(Entries taken from a collection)

------------------------------------

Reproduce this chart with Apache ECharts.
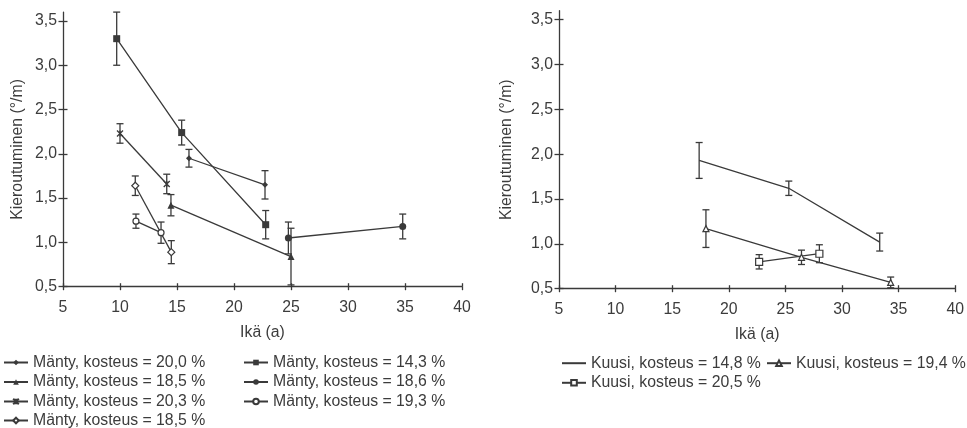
<!DOCTYPE html>
<html>
<head>
<meta charset="utf-8">
<script src="https://cdn.jsdelivr.net/npm/echarts@6/dist/echarts.min.js"></script>
<style>
  html, body { margin: 0; padding: 0; background: #fff; }
  #chart { width: 967px; height: 428px; }
</style>
</head>
<body>
<div id="chart"></div>
<script>
// Ikä (a), kieroutuminen (°/m) ja keskihajonta, mänty
const ageM200 = [16.05, 22.72], valM200 = [1.95, 1.65], errM200 = [0.10, 0.16];
const ageM185a = [14.47, 25.0], valM185a = [1.42, 0.84], errM185a = [0.12, 0.32];
const ageM203 = [10.0, 14.1], valM203 = [2.23, 1.66], errM203 = [0.11, 0.11];
const ageM185b = [11.34, 14.5], valM185b = [1.64, 0.89], errM185b = [0.11, 0.13];
const ageM143 = [9.71, 15.41, 22.78], valM143 = [3.30, 2.24, 1.20], errM143 = [0.30, 0.14, 0.16];
const ageM186 = [24.77, 34.8], valM186 = [1.05, 1.18], errM186 = [0.18, 0.14];
const ageM193 = [11.4, 13.6], valM193 = [1.24, 1.11], errM193 = [0.08, 0.12];

// kuusi
const ageK148 = [17.38, 25.3, 33.33], valK148 = [1.93, 1.62, 1.02], errK148 = [0.20, 0.08, 0.10];
const ageK194 = [17.98, 26.42, 34.3], valK194 = [1.17, 0.85, 0.57], errK194 = [0.21, 0.08, 0.06];
const ageK205 = [22.68, 28.0], valK205 = [0.80, 0.89], errK205 = [0.08, 0.10];

// akselit
const xTicks = [5, 10, 15, 20, 25, 30, 35, 40];
const yTicks = [0.5, 1.0, 1.5, 2.0, 2.5, 3.0, 3.5];
const xName = 'Ikä (a)';
const yName = 'Kieroutuminen (°/m)';

// sarjojen nimet (kaksi samannimistä sarjaa erotetaan #-päätteellä)
const nM200 = 'Mänty, kosteus = 20,0 %';
const nM185a = 'Mänty, kosteus = 18,5 %';
const nM203 = 'Mänty, kosteus = 20,3 %';
const nM185b = 'Mänty, kosteus = 18,5 %#2';
const nM143 = 'Mänty, kosteus = 14,3 %';
const nM186 = 'Mänty, kosteus = 18,6 %';
const nM193 = 'Mänty, kosteus = 19,3 %';
const nK148 = 'Kuusi, kosteus = 14,8 %';
const nK194 = 'Kuusi, kosteus = 19,4 %';
const nK205 = 'Kuusi, kosteus = 20,5 %';

const FONT = "'Liberation Sans', Arial, sans-serif";
const FS = 15.8;
const INK = '#3a3a3a';
const TXT = '#3c3c3c';

const zip = (xs, ys) => xs.map((x, i) => [x, ys[i]]);
const errRows = (xs, ys, es) => xs.map((x, i) => [x, ys[i] - es[i], ys[i] + es[i]]);

const asterisk = 'path://M0,0L10,10M0,10L10,0M5,0L5,10';

function lineSeries(name, xs, ys, axis, symbol, size, open) {
  return {
    type: 'line', name: name,
    xAxisIndex: axis, yAxisIndex: axis,
    data: zip(xs, ys),
    symbol: symbol, symbolSize: size,
    showSymbol: symbol !== 'none',
    lineStyle: { color: INK, width: 1.3 },
    itemStyle: open
      ? { color: '#fff', borderColor: INK, borderWidth: 1.2 }
      : { color: INK, borderColor: INK, borderWidth: symbol === asterisk ? 1.3 : 0 },
    z: 3, animation: false, silent: true
  };
}

function errSeries(xs, ys, es, axis) {
  return {
    type: 'custom',
    xAxisIndex: axis, yAxisIndex: axis,
    data: errRows(xs, ys, es),
    encode: { x: 0, y: [1, 2] },
    z: 2, animation: false, silent: true,
    renderItem: function (params, api) {
      const x = api.value(0);
      const lo = api.coord([x, api.value(1)]);
      const hi = api.coord([x, api.value(2)]);
      const w = 3.5;
      const st = { stroke: INK, lineWidth: 1.3 };
      return {
        type: 'group',
        children: [
          { type: 'line', shape: { x1: lo[0], y1: lo[1], x2: hi[0], y2: hi[1] }, style: st },
          { type: 'line', shape: { x1: lo[0] - w, y1: lo[1], x2: lo[0] + w, y2: lo[1] }, style: st },
          { type: 'line', shape: { x1: hi[0] - w, y1: hi[1], x2: hi[0] + w, y2: hi[1] }, style: st }
        ]
      };
    }
  };
}

const fmtY = v => v.toFixed(1).replace('.', ',');

function xAxes(grid, inner) {
  return {
    type: 'value', gridIndex: grid, min: 5, max: 40, interval: 5,
    position: 'bottom',
    name: inner ? '' : xName, nameLocation: 'middle', nameGap: 38,
    nameTextStyle: { fontFamily: FONT, fontSize: FS, color: TXT },
    axisLine: { show: !inner, lineStyle: { color: INK, width: 1.3 } },
    axisTick: { show: true, inside: inner, length: 3.5, customValues: xTicks, lineStyle: { color: INK, width: 1.3 } },
    axisLabel: { show: !inner, margin: 13, customValues: xTicks, fontFamily: FONT, fontSize: FS, color: TXT },
    splitLine: { show: false }
  };
}

function yAxes(grid, inner, gap) {
  return {
    type: 'value', gridIndex: grid, min: 0.5, max: 3.6, interval: 0.5,
    position: 'left',
    name: inner ? '' : yName, nameLocation: 'middle', nameGap: gap,
    nameTextStyle: { fontFamily: FONT, fontSize: FS, color: TXT },
    axisLine: { show: !inner, lineStyle: { color: INK, width: 1.3 } },
    axisTick: { show: true, inside: inner, length: 4.5, customValues: yTicks, lineStyle: { color: INK, width: 1.3 } },
    axisLabel: { show: !inner, margin: 6, customValues: yTicks, formatter: fmtY, fontFamily: FONT, fontSize: FS, color: TXT },
    splitLine: { show: false }
  };
}

function legendAt(name, left, cy, noMarker) {
  return {
    data: [noMarker ? { name: name, itemStyle: { opacity: 0 } } : name],
    left: left, top: cy - 7.5, padding: 0,
    itemWidth: 24, itemHeight: 7, selectedMode: false,
    formatter: n => n.split('#')[0],
    textStyle: { fontFamily: FONT, fontSize: FS, color: TXT }
  };
}

const option = {
  backgroundColor: '#fff',
  animation: false,
  grid: [
    { left: 63, right: 505, top: 12.1, bottom: 141.3 },
    { left: 559, right: 11.3, top: 10.7, bottom: 139.3 }
  ],
  xAxis: [xAxes(0, false), xAxes(0, true), xAxes(1, false), xAxes(1, true)],
  yAxis: [yAxes(0, false, 37), yAxes(0, true, 37), yAxes(1, false, 44), yAxes(1, true, 44)],
  legend: [
    legendAt(nM200, 3, 362),
    legendAt(nM185a, 3, 381.5),
    legendAt(nM203, 3, 401),
    legendAt(nM185b, 3, 420),
    legendAt(nM143, 243, 362),
    legendAt(nM186, 243, 381.5),
    legendAt(nM193, 243, 401),
    legendAt(nK148, 561, 362.7, true),
    legendAt(nK194, 766, 362.7),
    legendAt(nK205, 561, 382.3)
  ],
  series: [
    errSeries(ageM200, valM200, errM200, 0),
    errSeries(ageM185a, valM185a, errM185a, 0),
    errSeries(ageM203, valM203, errM203, 0),
    errSeries(ageM185b, valM185b, errM185b, 0),
    errSeries(ageM143, valM143, errM143, 0),
    errSeries(ageM186, valM186, errM186, 0),
    errSeries(ageM193, valM193, errM193, 0),
    errSeries(ageK148, valK148, errK148, 2),
    errSeries(ageK194, valK194, errK194, 2),
    errSeries(ageK205, valK205, errK205, 2),
    lineSeries(nM200, ageM200, valM200, 0, 'diamond', 6, false),
    lineSeries(nM185a, ageM185a, valM185a, 0, 'triangle', 7, false),
    lineSeries(nM203, ageM203, valM203, 0, asterisk, 6, false),
    lineSeries(nM185b, ageM185b, valM185b, 0, 'diamond', 7, true),
    lineSeries(nM143, ageM143, valM143, 0, 'rect', 7, false),
    lineSeries(nM186, ageM186, valM186, 0, 'circle', 7, false),
    lineSeries(nM193, ageM193, valM193, 0, 'circle', 6, true),
    lineSeries(nK148, ageK148, valK148, 2, 'none', 0, false),
    lineSeries(nK194, ageK194, valK194, 2, 'triangle', 6, true),
    lineSeries(nK205, ageK205, valK205, 2, 'rect', 7, true)
  ]
};

const chart = echarts.init(document.getElementById('chart'), null, { renderer: 'canvas' });
chart.setOption(option);
</script>
</body>
</html>
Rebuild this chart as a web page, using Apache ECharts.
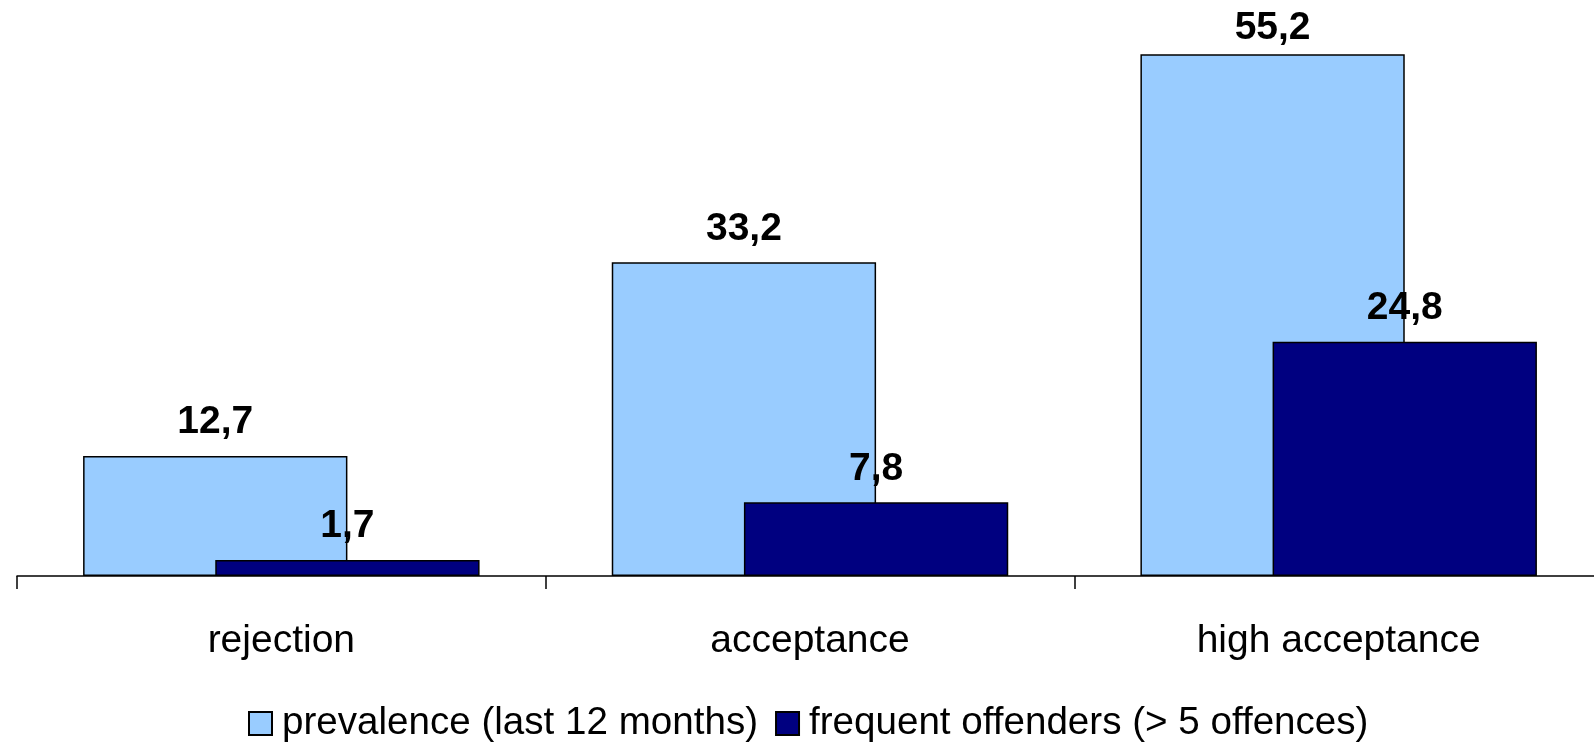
<!DOCTYPE html>
<html>
<head>
<meta charset="utf-8">
<script src="https://cdn.jsdelivr.net/npm/echarts@6/dist/echarts.min.js"></script>
<style>
html,body{margin:0;padding:0;background:#fff;}
#chart{width:1594px;height:742px;}
</style>
</head>
<body>
<div id="chart"></div>
<script>
var categories = ['rejection', 'acceptance', 'high acceptance'];
var prevalence = [12.7, 33.2, 55.2];
var frequent = [1.7, 7.8, 24.8];
var seriesNames = ['prevalence (last 12 months)', 'frequent offenders (> 5 offences)'];

var FONT = '"Liberation Sans", Arial, sans-serif';
function fmt(p){ return String(p.value).replace('.', ','); }
function build(arr){
  return arr.map(function(v){
    return v > 50 ? {value: v, label: {distance: 7}} : v;
  });
}

var chart = echarts.init(document.getElementById('chart'));
chart.setOption({
  animation: false,
  backgroundColor: '#fff',
  textStyle: {fontFamily: FONT},
  grid: {left: 17, top: 9, width: 1586, bottom: 166, outerBoundsMode: 'none', containLabel: false},
  legend: {
    left: 243, top: 699,
    itemWidth: 23, itemHeight: 23, itemGap: 17,
    icon: 'rect',
    textStyle: {fontFamily: FONT, fontSize: 38.6, color: '#000', padding: [0,0,0,5]},
    data: seriesNames
  },
  xAxis: {
    type: 'category',
    data: categories,
    axisLine: {lineStyle: {color: '#000', width: 1.5}},
    axisTick: {show: true, length: 13, lineStyle: {color: '#000', width: 1.5}},
    axisLabel: {fontFamily: FONT, fontSize: 39, color: '#000', margin: 46},
    splitLine: {show: false}
  },
  yAxis: {type: 'value', min: 0, max: 60, show: false, splitLine: {show: false}},
  series: [
    {
      name: seriesNames[0], type: 'bar',
      data: build(prevalence),
      barWidth: '50%', barGap: '-50%',
      itemStyle: {color: '#99CCFF', borderColor: '#000', borderWidth: 1.5},
      label: {show: true, position: 'top', distance: 14, formatter: fmt,
              fontFamily: FONT, fontSize: 39, fontWeight: 'bold', color: '#000'}
    },
    {
      name: seriesNames[1], type: 'bar',
      data: build(frequent),
      barWidth: '50%', barGap: '-50%',
      itemStyle: {color: '#000080', borderColor: '#000', borderWidth: 1.5},
      label: {show: true, position: 'top', distance: 14, formatter: fmt,
              fontFamily: FONT, fontSize: 39, fontWeight: 'bold', color: '#000'}
    }
  ]
});
</script>
</body>
</html>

------------------------------------

▶ [DIRECTIONS] The lines to collect are those holding the string "Apache"; copy them all.

▶ [EXERCISE SOLUTION]
Reproduce this chart with Apache ECharts.
Rebuild this chart as a web page, using Apache ECharts.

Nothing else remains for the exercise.